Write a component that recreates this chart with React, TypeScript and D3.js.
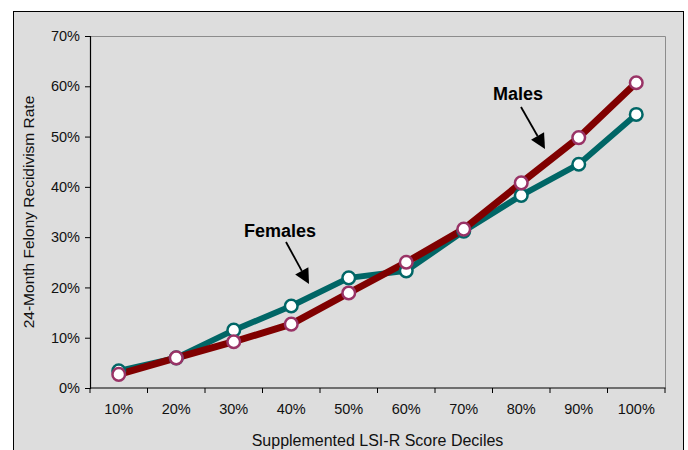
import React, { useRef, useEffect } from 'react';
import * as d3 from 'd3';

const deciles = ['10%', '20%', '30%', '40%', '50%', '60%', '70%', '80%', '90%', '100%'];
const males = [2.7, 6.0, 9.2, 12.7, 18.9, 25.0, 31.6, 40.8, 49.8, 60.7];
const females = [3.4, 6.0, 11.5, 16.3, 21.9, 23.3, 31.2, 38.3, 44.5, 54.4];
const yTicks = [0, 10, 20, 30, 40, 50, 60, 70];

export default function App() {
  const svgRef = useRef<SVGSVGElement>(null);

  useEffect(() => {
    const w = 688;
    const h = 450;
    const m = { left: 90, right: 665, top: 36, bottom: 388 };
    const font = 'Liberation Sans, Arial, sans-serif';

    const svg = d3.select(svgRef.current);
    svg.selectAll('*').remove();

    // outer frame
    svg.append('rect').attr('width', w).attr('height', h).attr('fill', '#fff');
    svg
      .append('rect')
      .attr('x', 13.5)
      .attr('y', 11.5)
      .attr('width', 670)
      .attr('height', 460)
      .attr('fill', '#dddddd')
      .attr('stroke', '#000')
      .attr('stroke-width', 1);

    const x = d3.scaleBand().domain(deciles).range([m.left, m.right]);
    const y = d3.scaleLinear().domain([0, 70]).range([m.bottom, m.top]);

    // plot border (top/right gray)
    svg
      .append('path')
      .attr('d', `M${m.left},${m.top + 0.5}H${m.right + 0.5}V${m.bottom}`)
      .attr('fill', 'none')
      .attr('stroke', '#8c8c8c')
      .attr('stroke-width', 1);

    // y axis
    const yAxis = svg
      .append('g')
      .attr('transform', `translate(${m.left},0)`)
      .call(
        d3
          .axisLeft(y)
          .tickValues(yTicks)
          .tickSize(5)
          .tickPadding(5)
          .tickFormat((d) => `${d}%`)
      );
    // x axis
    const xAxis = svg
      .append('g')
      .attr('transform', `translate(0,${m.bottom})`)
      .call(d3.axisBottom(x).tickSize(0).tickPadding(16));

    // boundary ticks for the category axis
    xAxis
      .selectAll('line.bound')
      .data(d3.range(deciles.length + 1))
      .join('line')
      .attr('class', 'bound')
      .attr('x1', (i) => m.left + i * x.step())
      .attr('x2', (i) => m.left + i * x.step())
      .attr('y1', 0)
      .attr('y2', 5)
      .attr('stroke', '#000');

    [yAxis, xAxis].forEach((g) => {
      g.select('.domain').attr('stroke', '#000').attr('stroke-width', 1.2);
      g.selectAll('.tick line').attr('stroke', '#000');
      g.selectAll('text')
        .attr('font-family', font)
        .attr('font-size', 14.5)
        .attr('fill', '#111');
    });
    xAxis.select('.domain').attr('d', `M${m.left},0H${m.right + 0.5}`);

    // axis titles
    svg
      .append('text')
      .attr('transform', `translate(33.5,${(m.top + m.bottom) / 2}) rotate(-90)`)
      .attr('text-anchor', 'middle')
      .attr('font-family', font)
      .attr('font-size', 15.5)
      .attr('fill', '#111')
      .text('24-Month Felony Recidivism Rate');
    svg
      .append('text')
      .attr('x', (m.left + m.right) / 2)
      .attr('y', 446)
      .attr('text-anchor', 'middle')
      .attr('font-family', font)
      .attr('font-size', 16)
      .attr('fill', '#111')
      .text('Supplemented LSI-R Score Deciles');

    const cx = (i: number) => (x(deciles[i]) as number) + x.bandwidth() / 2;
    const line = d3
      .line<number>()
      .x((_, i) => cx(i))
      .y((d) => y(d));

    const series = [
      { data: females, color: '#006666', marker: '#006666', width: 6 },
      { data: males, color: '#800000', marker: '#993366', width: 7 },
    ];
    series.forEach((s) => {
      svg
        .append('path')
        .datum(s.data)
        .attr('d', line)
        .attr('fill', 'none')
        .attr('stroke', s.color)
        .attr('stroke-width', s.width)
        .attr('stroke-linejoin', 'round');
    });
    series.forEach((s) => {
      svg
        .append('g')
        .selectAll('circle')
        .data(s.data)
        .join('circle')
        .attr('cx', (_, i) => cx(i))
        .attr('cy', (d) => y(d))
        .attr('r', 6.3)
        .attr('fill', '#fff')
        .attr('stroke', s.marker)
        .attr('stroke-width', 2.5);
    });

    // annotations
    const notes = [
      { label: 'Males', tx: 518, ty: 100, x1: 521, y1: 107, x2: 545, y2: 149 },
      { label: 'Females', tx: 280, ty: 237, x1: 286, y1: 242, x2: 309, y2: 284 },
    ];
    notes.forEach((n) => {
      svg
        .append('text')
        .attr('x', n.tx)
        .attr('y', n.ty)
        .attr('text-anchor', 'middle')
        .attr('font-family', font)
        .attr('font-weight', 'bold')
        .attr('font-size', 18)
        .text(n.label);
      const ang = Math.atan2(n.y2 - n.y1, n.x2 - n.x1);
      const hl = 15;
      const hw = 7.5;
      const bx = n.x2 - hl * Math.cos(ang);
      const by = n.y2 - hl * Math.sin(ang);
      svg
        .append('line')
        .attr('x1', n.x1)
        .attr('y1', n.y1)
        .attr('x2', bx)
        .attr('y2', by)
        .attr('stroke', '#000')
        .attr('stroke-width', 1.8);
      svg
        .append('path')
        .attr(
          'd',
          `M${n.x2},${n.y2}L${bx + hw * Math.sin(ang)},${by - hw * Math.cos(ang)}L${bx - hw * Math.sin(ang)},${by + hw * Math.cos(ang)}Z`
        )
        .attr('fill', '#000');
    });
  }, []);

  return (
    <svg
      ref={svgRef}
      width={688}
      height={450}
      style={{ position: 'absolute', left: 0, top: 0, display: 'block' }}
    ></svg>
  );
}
+ + +
A number is the only answer here: how many lines of the material above contain "React"?

2